╭─ Dataset excerpt

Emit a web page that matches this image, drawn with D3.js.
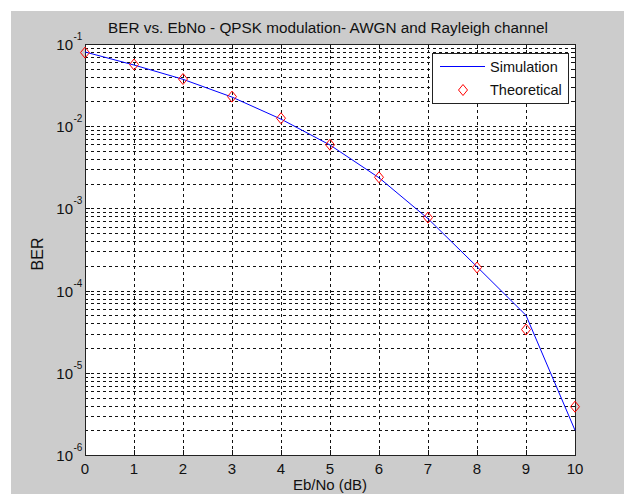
<!DOCTYPE html>
<html>
<head>
<meta charset="utf-8">
<script src="https://cdn.jsdelivr.net/npm/d3@7"></script>
<style>
  body { margin: 0; background: #fff; }
  text { font-family: "Liberation Sans", Arial, sans-serif; fill: #111; }
</style>
</head>
<body>
<script>

// Eb/No values (dB)
var ebno = [0, 1, 2, 3, 4, 5, 6, 7, 8, 9, 10];

// simulated BER (blue line)
var berSim = [0.080, 0.0555, 0.0372, 0.0226, 0.0122, 0.0059, 0.00236, 0.00075, 0.000195, 0.000050, 0.0000020];

// theoretical BER (red diamonds)
var berTheory = [0.0786, 0.0563, 0.0375, 0.0229, 0.0125, 0.00595, 0.00239, 0.000773, 0.000191, 0.0000336, 0.00000387];

var xTicks = [0, 1, 2, 3, 4, 5, 6, 7, 8, 9, 10];
var yExponents = [-6, -5, -4, -3, -2, -1];

var titleText = "BER vs. EbNo - QPSK modulation- AWGN and Rayleigh channel";
var xLabel = "Eb/No (dB)";
var yLabel = "BER";
var legendNames = ["Simulation", "Theoretical"];

function plot_it() {
    var W = 624, H = 494;
    var box = { left: 85, top: 44, right: 575, bottom: 455 };

    var svg = d3.select("body").append("svg")
        .attr("width", W)
        .attr("height", H);

    // figure background
    svg.append("rect").attr("x", 0).attr("y", 0).attr("width", W).attr("height", H).attr("fill", "#fff");
    svg.append("rect").attr("x", 11).attr("y", 11).attr("width", W - 11).attr("height", H - 11).attr("fill", "#cccccc");

    // axes area
    svg.append("rect")
        .attr("x", box.left).attr("y", box.top)
        .attr("width", box.right - box.left).attr("height", box.bottom - box.top)
        .attr("fill", "#fff");

    var x = d3.scaleLinear().domain([0, 10]).range([box.left, box.right]);
    var y = d3.scaleLog().domain([1e-6, 1e-1]).range([box.bottom, box.top]);

    var px = function (v) { return Math.round(v) + 0.5; };

    // grid lines
    var grid = svg.append("g").attr("stroke", "#111").attr("stroke-width", 1).attr("stroke-dasharray", "3,3");

    grid.selectAll(".vgrid").data(xTicks.slice(1, -1)).enter().append("line")
        .attr("x1", function (d) { return px(x(d)); })
        .attr("x2", function (d) { return px(x(d)); })
        .attr("y1", box.top).attr("y2", box.bottom);

    var yTickVals = y.ticks().filter(function (d) { return d > 1e-6 * 1.0001 && d < 1e-1 * 0.9999; });
    grid.selectAll(".hgrid").data(yTickVals).enter().append("line")
        .attr("y1", function (d) { return px(y(d)); })
        .attr("y2", function (d) { return px(y(d)); })
        .attr("x1", box.left).attr("x2", box.right);

    // tick marks, drawn inside on all four sides
    var ticks = svg.append("g").attr("stroke", "#111").attr("stroke-width", 1);
    xTicks.forEach(function (d) {
        ticks.append("line").attr("x1", px(x(d))).attr("x2", px(x(d))).attr("y1", box.bottom).attr("y2", box.bottom - 5);
        ticks.append("line").attr("x1", px(x(d))).attr("x2", px(x(d))).attr("y1", box.top).attr("y2", box.top + 5);
    });
    y.ticks().forEach(function (d) {
        var major = Math.abs(Math.log10(d) - Math.round(Math.log10(d))) < 1e-6;
        var len = major ? 5 : 3;
        ticks.append("line").attr("x1", box.left).attr("x2", box.left + len).attr("y1", px(y(d))).attr("y2", px(y(d)));
        ticks.append("line").attr("x1", box.right - len).attr("x2", box.right).attr("y1", px(y(d))).attr("y2", px(y(d)));
    });

    // axes box
    svg.append("rect")
        .attr("x", box.left + 0.5).attr("y", box.top + 0.5)
        .attr("width", box.right - box.left).attr("height", box.bottom - box.top)
        .attr("fill", "none").attr("stroke", "#222").attr("stroke-width", 1);

    // x tick labels
    svg.selectAll(".xlab").data(xTicks).enter().append("text")
        .attr("x", function (d) { return x(d); })
        .attr("y", 474)
        .attr("text-anchor", "middle")
        .attr("font-size", "15px")
        .text(function (d) { return d; });

    // y tick labels as 10^n
    yExponents.forEach(function (e) {
        var yy = y(Math.pow(10, e));
        svg.append("text").attr("x", 73).attr("y", yy + 6)
            .attr("text-anchor", "end").attr("font-size", "15px").text("10");
        svg.append("text").attr("x", 73.5).attr("y", yy - 4)
            .attr("font-size", "10px").text(e);
    });

    // title and axis labels
    svg.append("text").text(titleText)
        .attr("x", (box.left + box.right) / 2 - 2).attr("y", 33)
        .attr("text-anchor", "middle").attr("font-size", "15.3px");

    svg.append("text").text(xLabel)
        .attr("x", (box.left + box.right) / 2).attr("y", 490)
        .attr("text-anchor", "middle").attr("font-size", "15px");

    svg.append("text").text(yLabel)
        .attr("transform", "translate(" + 43 + "," + 254 + ") rotate(-90)")
        .attr("text-anchor", "middle").attr("font-size", "16px");

    // simulation line
    var line = d3.line()
        .x(function (d, i) { return x(ebno[i]); })
        .y(function (d) { return y(d); });

    svg.append("path").datum(berSim)
        .attr("d", line)
        .attr("fill", "none").attr("stroke", "#0000ff").attr("stroke-width", 1);

    // theoretical diamonds
    var diamond = function (cx, cy) {
        return "M" + cx + "," + (cy - 5.5) + "L" + (cx + 4.5) + "," + cy + "L" + cx + "," + (cy + 5.5) + "L" + (cx - 4.5) + "," + cy + "Z";
    };
    svg.selectAll(".theory").data(berTheory).enter().append("path")
        .attr("d", function (d, i) { return diamond(x(ebno[i]), y(d)); })
        .attr("fill", "none").attr("stroke", "#ff0000").attr("stroke-width", 1);

    // legend
    var legend = svg.append("g");
    legend.append("rect")
        .attr("x", 432.5).attr("y", 53.5).attr("width", 136).attr("height", 50)
        .attr("fill", "#fff").attr("stroke", "#222").attr("stroke-width", 1);
    legend.append("line")
        .attr("x1", 440).attr("x2", 485).attr("y1", 66.5).attr("y2", 66.5)
        .attr("stroke", "#0000ff").attr("stroke-width", 1);
    legend.append("path").attr("d", diamond(463, 90))
        .attr("fill", "none").attr("stroke", "#ff0000").attr("stroke-width", 1);
    legend.selectAll(".ltext").data(legendNames).enter().append("text")
        .attr("x", 490)
        .attr("y", function (d, i) { return 72 + 23 * i; })
        .attr("font-size", "14.5px")
        .text(function (d) { return d; });
}

plot_it();
</script>
</body>
</html>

╰─

Pictures are to be left out; repeat all the remaining data exactly.

Emit a web page that matches this image, drawn with D3.js.
<!DOCTYPE html>
<html>
<head>
<meta charset="utf-8">
<script src="https://cdn.jsdelivr.net/npm/d3@7"></script>
<style>
  body { margin: 0; background: #fff; }
  text { font-family: "Liberation Sans", Arial, sans-serif; fill: #111; }
</style>
</head>
<body>
<script>

// Eb/No values (dB)
var ebno = [0, 1, 2, 3, 4, 5, 6, 7, 8, 9, 10];

// simulated BER (blue line)
var berSim = [0.080, 0.0555, 0.0372, 0.0226, 0.0122, 0.0059, 0.00236, 0.00075, 0.000195, 0.000050, 0.0000020];

// theoretical BER (red diamonds)
var berTheory = [0.0786, 0.0563, 0.0375, 0.0229, 0.0125, 0.00595, 0.00239, 0.000773, 0.000191, 0.0000336, 0.00000387];

var xTicks = [0, 1, 2, 3, 4, 5, 6, 7, 8, 9, 10];
var yExponents = [-6, -5, -4, -3, -2, -1];

var titleText = "BER vs. EbNo - QPSK modulation- AWGN and Rayleigh channel";
var xLabel = "Eb/No (dB)";
var yLabel = "BER";
var legendNames = ["Simulation", "Theoretical"];

function plot_it() {
    var W = 624, H = 494;
    var box = { left: 85, top: 44, right: 575, bottom: 455 };

    var svg = d3.select("body").append("svg")
        .attr("width", W)
        .attr("height", H);

    // figure background
    svg.append("rect").attr("x", 0).attr("y", 0).attr("width", W).attr("height", H).attr("fill", "#fff");
    svg.append("rect").attr("x", 11).attr("y", 11).attr("width", W - 11).attr("height", H - 11).attr("fill", "#cccccc");

    // axes area
    svg.append("rect")
        .attr("x", box.left).attr("y", box.top)
        .attr("width", box.right - box.left).attr("height", box.bottom - box.top)
        .attr("fill", "#fff");

    var x = d3.scaleLinear().domain([0, 10]).range([box.left, box.right]);
    var y = d3.scaleLog().domain([1e-6, 1e-1]).range([box.bottom, box.top]);

    var px = function (v) { return Math.round(v) + 0.5; };

    // grid lines
    var grid = svg.append("g").attr("stroke", "#111").attr("stroke-width", 1).attr("stroke-dasharray", "3,3");

    grid.selectAll(".vgrid").data(xTicks.slice(1, -1)).enter().append("line")
        .attr("x1", function (d) { return px(x(d)); })
        .attr("x2", function (d) { return px(x(d)); })
        .attr("y1", box.top).attr("y2", box.bottom);

    var yTickVals = y.ticks().filter(function (d) { return d > 1e-6 * 1.0001 && d < 1e-1 * 0.9999; });
    grid.selectAll(".hgrid").data(yTickVals).enter().append("line")
        .attr("y1", function (d) { return px(y(d)); })
        .attr("y2", function (d) { return px(y(d)); })
        .attr("x1", box.left).attr("x2", box.right);

    // tick marks, drawn inside on all four sides
    var ticks = svg.append("g").attr("stroke", "#111").attr("stroke-width", 1);
    xTicks.forEach(function (d) {
        ticks.append("line").attr("x1", px(x(d))).attr("x2", px(x(d))).attr("y1", box.bottom).attr("y2", box.bottom - 5);
        ticks.append("line").attr("x1", px(x(d))).attr("x2", px(x(d))).attr("y1", box.top).attr("y2", box.top + 5);
    });
    y.ticks().forEach(function (d) {
        var major = Math.abs(Math.log10(d) - Math.round(Math.log10(d))) < 1e-6;
        var len = major ? 5 : 3;
        ticks.append("line").attr("x1", box.left).attr("x2", box.left + len).attr("y1", px(y(d))).attr("y2", px(y(d)));
        ticks.append("line").attr("x1", box.right - len).attr("x2", box.right).attr("y1", px(y(d))).attr("y2", px(y(d)));
    });

    // axes box
    svg.append("rect")
        .attr("x", box.left + 0.5).attr("y", box.top + 0.5)
        .attr("width", box.right - box.left).attr("height", box.bottom - box.top)
        .attr("fill", "none").attr("stroke", "#222").attr("stroke-width", 1);

    // x tick labels
    svg.selectAll(".xlab").data(xTicks).enter().append("text")
        .attr("x", function (d) { return x(d); })
        .attr("y", 474)
        .attr("text-anchor", "middle")
        .attr("font-size", "15px")
        .text(function (d) { return d; });

    // y tick labels as 10^n
    yExponents.forEach(function (e) {
        var yy = y(Math.pow(10, e));
        svg.append("text").attr("x", 73).attr("y", yy + 6)
            .attr("text-anchor", "end").attr("font-size", "15px").text("10");
        svg.append("text").attr("x", 73.5).attr("y", yy - 4)
            .attr("font-size", "10px").text(e);
    });

    // title and axis labels
    svg.append("text").text(titleText)
        .attr("x", (box.left + box.right) / 2 - 2).attr("y", 33)
        .attr("text-anchor", "middle").attr("font-size", "15.3px");

    svg.append("text").text(xLabel)
        .attr("x", (box.left + box.right) / 2).attr("y", 490)
        .attr("text-anchor", "middle").attr("font-size", "15px");

    svg.append("text").text(yLabel)
        .attr("transform", "translate(" + 43 + "," + 254 + ") rotate(-90)")
        .attr("text-anchor", "middle").attr("font-size", "16px");

    // simulation line
    var line = d3.line()
        .x(function (d, i) { return x(ebno[i]); })
        .y(function (d) { return y(d); });

    svg.append("path").datum(berSim)
        .attr("d", line)
        .attr("fill", "none").attr("stroke", "#0000ff").attr("stroke-width", 1);

    // theoretical diamonds
    var diamond = function (cx, cy) {
        return "M" + cx + "," + (cy - 5.5) + "L" + (cx + 4.5) + "," + cy + "L" + cx + "," + (cy + 5.5) + "L" + (cx - 4.5) + "," + cy + "Z";
    };
    svg.selectAll(".theory").data(berTheory).enter().append("path")
        .attr("d", function (d, i) { return diamond(x(ebno[i]), y(d)); })
        .attr("fill", "none").attr("stroke", "#ff0000").attr("stroke-width", 1);

    // legend
    var legend = svg.append("g");
    legend.append("rect")
        .attr("x", 432.5).attr("y", 53.5).attr("width", 136).attr("height", 50)
        .attr("fill", "#fff").attr("stroke", "#222").attr("stroke-width", 1);
    legend.append("line")
        .attr("x1", 440).attr("x2", 485).attr("y1", 66.5).attr("y2", 66.5)
        .attr("stroke", "#0000ff").attr("stroke-width", 1);
    legend.append("path").attr("d", diamond(463, 90))
        .attr("fill", "none").attr("stroke", "#ff0000").attr("stroke-width", 1);
    legend.selectAll(".ltext").data(legendNames).enter().append("text")
        .attr("x", 490)
        .attr("y", function (d, i) { return 72 + 23 * i; })
        .attr("font-size", "14.5px")
        .text(function (d) { return d; });
}

plot_it();
</script>
</body>
</html>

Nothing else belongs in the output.